**WHAT THE EXERCISE ASKS:** All of the lines below are to be transcribed faithfully, with pictures excluded from the copy.

══════════════════════════════

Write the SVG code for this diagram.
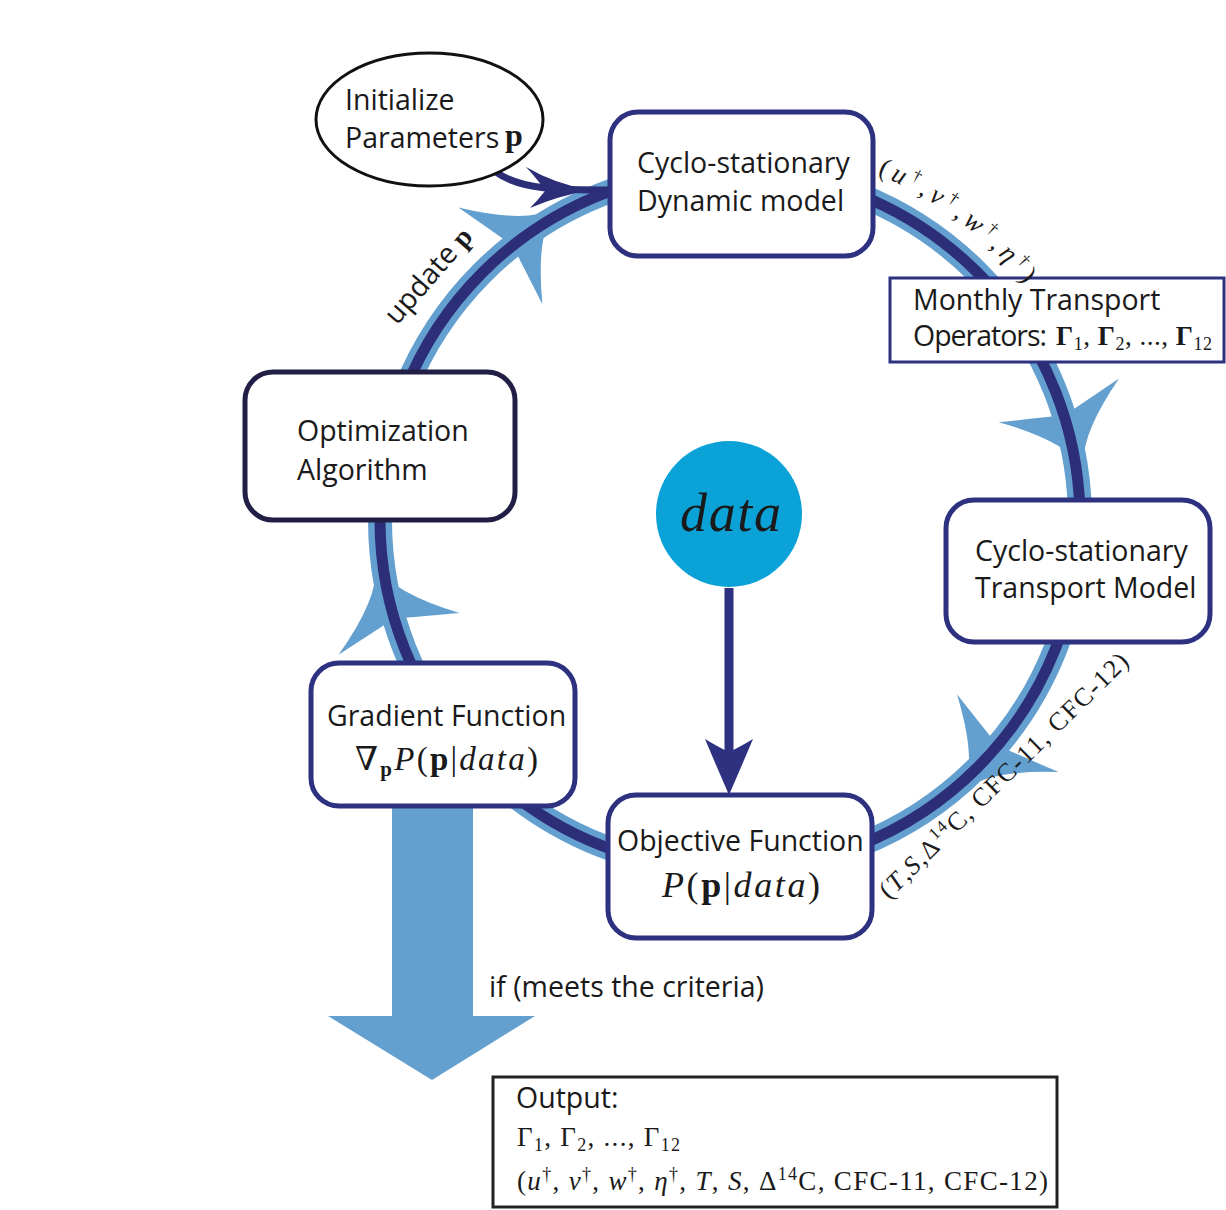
<svg xmlns="http://www.w3.org/2000/svg" xmlns:xlink="http://www.w3.org/1999/xlink" width="1226" height="1210" viewBox="0 0 1226 1210">
<style>
.sans{font-family:"Open Sans","Liberation Sans",sans-serif;font-size:28.5px;fill:#1a1a1a}
.math{font-family:"Liberation Serif","DejaVu Serif",serif;fill:#1a1a1a}
.it{font-style:italic}
.bf{font-weight:bold}
.box{fill:#fff;stroke:#2e3180;stroke-width:5}
.sq{fill:#fff;stroke:#2e3180;stroke-width:3}
.light{fill:#64a0cf}
</style>
<defs>
<path id="ah" d="M72 0 Q40 -8 0 -64 Q10 -24 16 0 Q10 24 0 64 Q40 8 72 0 Z"/>
<path id="arcTR" d="M858.6 166.7 A378 378 0 0 1 1057 331"/>
</defs>
<rect width="1226" height="1210" fill="#fff"/>
<g id="connectors">
<circle cx="730" cy="520" r="350" fill="none" stroke="#64a0cf" stroke-width="24"/>
<g class="light">
<use href="#ah" transform="translate(500.4 255.9) rotate(-41)"/>
<use href="#ah" transform="translate(1058.9 400.3) rotate(70)"/>
<use href="#ah" transform="translate(1007.7 733.1) rotate(127.5)"/>
<use href="#ah" transform="translate(399.1 633.9) rotate(251)"/>
</g>
<circle cx="730" cy="520" r="350" fill="none" stroke="#2c2f78" stroke-width="11"/>
<path d="M496 172 C520 190 560 190 612 190" fill="none" stroke="#2c2f78" stroke-width="7"/>
<path d="M590 190 Q555 184 526 167 Q540 182 545 191 Q538 200 530 208 Q558 196 590 190 Z" fill="#2c2f78"/>
<line x1="729" y1="588" x2="729" y2="752" stroke="#2e3180" stroke-width="9"/>
<path d="M729 795 Q716 765 705 739 Q720 748 729 752 Q738 748 753 739 Q742 765 729 795 Z" fill="#2e3180"/>
<polygon points="392,806 473,806 473,1016 535,1016 432,1080 328,1016 392,1016" fill="#64a0cf"/>
</g>
<g id="initialize">
<ellipse cx="429.5" cy="119.5" rx="113.5" ry="66.5" fill="#fff" stroke="#111" stroke-width="3"/>
<text class="sans" x="345" y="110">Initialize</text>
<text class="sans" x="345" y="148">Parameters</text>
<text class="math bf" x="505" y="146" font-size="32">p</text>
</g>
<g id="dynamic">
<rect class="box" x="610" y="112" width="263" height="144" rx="28"/>
<text class="sans" x="637" y="173">Cyclo-stationary</text>
<text class="sans" x="637" y="211">Dynamic model</text>
</g>
<g id="optimization">
<rect class="box" x="245" y="372" width="270" height="148" rx="28" style="stroke:#221f47"/>
<text class="sans" x="297" y="441">Optimization</text>
<text class="sans" x="297" y="480">Algorithm</text>
</g>
<g id="monthly">
<rect class="sq" x="890" y="278" width="334" height="84"/>
<text class="sans" x="913" y="310">Monthly Transport</text>
<text class="sans" x="913" y="346" textLength="134">Operators:</text>
<text class="math" x="1056" y="345" font-size="27" textLength="156">
<tspan class="bf">Γ</tspan><tspan font-size="18" dy="5">1</tspan><tspan dy="-5">, </tspan><tspan class="bf">Γ</tspan><tspan font-size="18" dy="5">2</tspan><tspan dy="-5">, ..., </tspan><tspan class="bf">Γ</tspan><tspan font-size="18" dy="5">12</tspan></text>
</g>
<g id="transport">
<rect class="box" x="946" y="500" width="264" height="142" rx="28"/>
<text class="sans" x="975" y="561">Cyclo-stationary</text>
<text class="sans" x="975" y="598">Transport Model</text>
</g>
<g id="data">
<circle cx="729" cy="514" r="73" fill="#0ba2d8"/>
<text class="math it" x="680" y="531" font-size="54" textLength="101">data</text>
</g>
<g id="gradient">
<rect class="box" x="311" y="663" width="264" height="143" rx="28"/>
<text class="sans" x="327" y="726">Gradient Function</text>
<text class="math" x="355" y="770" font-size="33" textLength="183">∇<tspan class="bf" font-size="21" dy="6">p</tspan><tspan class="it" dy="-6">P</tspan>(<tspan class="bf">p</tspan>|<tspan class="it">data</tspan>)</text>
</g>
<g id="objective">
<rect class="box" x="608" y="795" width="264" height="143" rx="28"/>
<text class="sans" x="617" y="851">Objective Function</text>
<text class="math" x="662" y="897" font-size="36" textLength="158"><tspan class="it">P</tspan>(<tspan class="bf">p</tspan>|<tspan class="it">data</tspan>)</text>
</g>
<g id="labels">
<text class="sans" font-size="26" transform="translate(397 326) rotate(-49)">update <tspan class="math bf" font-size="28">p</tspan></text>
<text class="math" font-size="27"><textPath href="#arcTR" startOffset="20" textLength="186">(<tspan class="it">u</tspan><tspan font-size="17" dy="-10">†</tspan><tspan dy="10">,</tspan><tspan class="it">v</tspan><tspan font-size="17" dy="-10">†</tspan><tspan dy="10">,</tspan><tspan class="it">w</tspan><tspan font-size="17" dy="-10">†</tspan><tspan dy="10">,</tspan><tspan class="it">η</tspan><tspan font-size="17" dy="-10">†</tspan><tspan dy="10">)</tspan></textPath></text>
<text class="math" font-size="26" transform="translate(889 900) rotate(-44.5)" x="0" y="0" textLength="338">(<tspan class="it">T</tspan>,<tspan class="it">S</tspan>,Δ<tspan font-size="17" dy="-10">14</tspan><tspan dy="10">C, CFC-11, CFC-12)</tspan></text>
<text class="sans" x="489" y="997">if (meets the criteria)</text>
</g>
<g id="output">
<rect x="493" y="1077" width="564" height="130" fill="#fff" stroke="#222" stroke-width="3"/>
<text class="sans" x="516" y="1108">Output:</text>
<text class="math" x="517" y="1146" font-size="27" textLength="163">Γ<tspan font-size="18" dy="5">1</tspan><tspan dy="-5">, Γ</tspan><tspan font-size="18" dy="5">2</tspan><tspan dy="-5">, ..., Γ</tspan><tspan font-size="18" dy="5">12</tspan></text>
<text class="math" x="517" y="1190" font-size="27" textLength="531">(<tspan class="it">u</tspan><tspan font-size="18" dy="-10">†</tspan><tspan dy="10">, </tspan><tspan class="it">v</tspan><tspan font-size="18" dy="-10">†</tspan><tspan dy="10">, </tspan><tspan class="it">w</tspan><tspan font-size="18" dy="-10">†</tspan><tspan dy="10">, </tspan><tspan class="it">η</tspan><tspan font-size="18" dy="-10">†</tspan><tspan dy="10">, </tspan><tspan class="it">T</tspan>, <tspan class="it">S</tspan>, Δ<tspan font-size="18" dy="-10">14</tspan><tspan dy="10">C, CFC-11, CFC-12)</tspan></text>
</g>
</svg>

══════════════════════════════

**COMPLETE OUTPUT:**
Write the SVG code for this diagram.
<svg xmlns="http://www.w3.org/2000/svg" xmlns:xlink="http://www.w3.org/1999/xlink" width="1226" height="1210" viewBox="0 0 1226 1210">
<style>
.sans{font-family:"Open Sans","Liberation Sans",sans-serif;font-size:28.5px;fill:#1a1a1a}
.math{font-family:"Liberation Serif","DejaVu Serif",serif;fill:#1a1a1a}
.it{font-style:italic}
.bf{font-weight:bold}
.box{fill:#fff;stroke:#2e3180;stroke-width:5}
.sq{fill:#fff;stroke:#2e3180;stroke-width:3}
.light{fill:#64a0cf}
</style>
<defs>
<path id="ah" d="M72 0 Q40 -8 0 -64 Q10 -24 16 0 Q10 24 0 64 Q40 8 72 0 Z"/>
<path id="arcTR" d="M858.6 166.7 A378 378 0 0 1 1057 331"/>
</defs>
<rect width="1226" height="1210" fill="#fff"/>
<g id="connectors">
<circle cx="730" cy="520" r="350" fill="none" stroke="#64a0cf" stroke-width="24"/>
<g class="light">
<use href="#ah" transform="translate(500.4 255.9) rotate(-41)"/>
<use href="#ah" transform="translate(1058.9 400.3) rotate(70)"/>
<use href="#ah" transform="translate(1007.7 733.1) rotate(127.5)"/>
<use href="#ah" transform="translate(399.1 633.9) rotate(251)"/>
</g>
<circle cx="730" cy="520" r="350" fill="none" stroke="#2c2f78" stroke-width="11"/>
<path d="M496 172 C520 190 560 190 612 190" fill="none" stroke="#2c2f78" stroke-width="7"/>
<path d="M590 190 Q555 184 526 167 Q540 182 545 191 Q538 200 530 208 Q558 196 590 190 Z" fill="#2c2f78"/>
<line x1="729" y1="588" x2="729" y2="752" stroke="#2e3180" stroke-width="9"/>
<path d="M729 795 Q716 765 705 739 Q720 748 729 752 Q738 748 753 739 Q742 765 729 795 Z" fill="#2e3180"/>
<polygon points="392,806 473,806 473,1016 535,1016 432,1080 328,1016 392,1016" fill="#64a0cf"/>
</g>
<g id="initialize">
<ellipse cx="429.5" cy="119.5" rx="113.5" ry="66.5" fill="#fff" stroke="#111" stroke-width="3"/>
<text class="sans" x="345" y="110">Initialize</text>
<text class="sans" x="345" y="148">Parameters</text>
<text class="math bf" x="505" y="146" font-size="32">p</text>
</g>
<g id="dynamic">
<rect class="box" x="610" y="112" width="263" height="144" rx="28"/>
<text class="sans" x="637" y="173">Cyclo-stationary</text>
<text class="sans" x="637" y="211">Dynamic model</text>
</g>
<g id="optimization">
<rect class="box" x="245" y="372" width="270" height="148" rx="28" style="stroke:#221f47"/>
<text class="sans" x="297" y="441">Optimization</text>
<text class="sans" x="297" y="480">Algorithm</text>
</g>
<g id="monthly">
<rect class="sq" x="890" y="278" width="334" height="84"/>
<text class="sans" x="913" y="310">Monthly Transport</text>
<text class="sans" x="913" y="346" textLength="134">Operators:</text>
<text class="math" x="1056" y="345" font-size="27" textLength="156">
<tspan class="bf">Γ</tspan><tspan font-size="18" dy="5">1</tspan><tspan dy="-5">, </tspan><tspan class="bf">Γ</tspan><tspan font-size="18" dy="5">2</tspan><tspan dy="-5">, ..., </tspan><tspan class="bf">Γ</tspan><tspan font-size="18" dy="5">12</tspan></text>
</g>
<g id="transport">
<rect class="box" x="946" y="500" width="264" height="142" rx="28"/>
<text class="sans" x="975" y="561">Cyclo-stationary</text>
<text class="sans" x="975" y="598">Transport Model</text>
</g>
<g id="data">
<circle cx="729" cy="514" r="73" fill="#0ba2d8"/>
<text class="math it" x="680" y="531" font-size="54" textLength="101">data</text>
</g>
<g id="gradient">
<rect class="box" x="311" y="663" width="264" height="143" rx="28"/>
<text class="sans" x="327" y="726">Gradient Function</text>
<text class="math" x="355" y="770" font-size="33" textLength="183">∇<tspan class="bf" font-size="21" dy="6">p</tspan><tspan class="it" dy="-6">P</tspan>(<tspan class="bf">p</tspan>|<tspan class="it">data</tspan>)</text>
</g>
<g id="objective">
<rect class="box" x="608" y="795" width="264" height="143" rx="28"/>
<text class="sans" x="617" y="851">Objective Function</text>
<text class="math" x="662" y="897" font-size="36" textLength="158"><tspan class="it">P</tspan>(<tspan class="bf">p</tspan>|<tspan class="it">data</tspan>)</text>
</g>
<g id="labels">
<text class="sans" font-size="26" transform="translate(397 326) rotate(-49)">update <tspan class="math bf" font-size="28">p</tspan></text>
<text class="math" font-size="27"><textPath href="#arcTR" startOffset="20" textLength="186">(<tspan class="it">u</tspan><tspan font-size="17" dy="-10">†</tspan><tspan dy="10">,</tspan><tspan class="it">v</tspan><tspan font-size="17" dy="-10">†</tspan><tspan dy="10">,</tspan><tspan class="it">w</tspan><tspan font-size="17" dy="-10">†</tspan><tspan dy="10">,</tspan><tspan class="it">η</tspan><tspan font-size="17" dy="-10">†</tspan><tspan dy="10">)</tspan></textPath></text>
<text class="math" font-size="26" transform="translate(889 900) rotate(-44.5)" x="0" y="0" textLength="338">(<tspan class="it">T</tspan>,<tspan class="it">S</tspan>,Δ<tspan font-size="17" dy="-10">14</tspan><tspan dy="10">C, CFC-11, CFC-12)</tspan></text>
<text class="sans" x="489" y="997">if (meets the criteria)</text>
</g>
<g id="output">
<rect x="493" y="1077" width="564" height="130" fill="#fff" stroke="#222" stroke-width="3"/>
<text class="sans" x="516" y="1108">Output:</text>
<text class="math" x="517" y="1146" font-size="27" textLength="163">Γ<tspan font-size="18" dy="5">1</tspan><tspan dy="-5">, Γ</tspan><tspan font-size="18" dy="5">2</tspan><tspan dy="-5">, ..., Γ</tspan><tspan font-size="18" dy="5">12</tspan></text>
<text class="math" x="517" y="1190" font-size="27" textLength="531">(<tspan class="it">u</tspan><tspan font-size="18" dy="-10">†</tspan><tspan dy="10">, </tspan><tspan class="it">v</tspan><tspan font-size="18" dy="-10">†</tspan><tspan dy="10">, </tspan><tspan class="it">w</tspan><tspan font-size="18" dy="-10">†</tspan><tspan dy="10">, </tspan><tspan class="it">η</tspan><tspan font-size="18" dy="-10">†</tspan><tspan dy="10">, </tspan><tspan class="it">T</tspan>, <tspan class="it">S</tspan>, Δ<tspan font-size="18" dy="-10">14</tspan><tspan dy="10">C, CFC-11, CFC-12)</tspan></text>
</g>
</svg>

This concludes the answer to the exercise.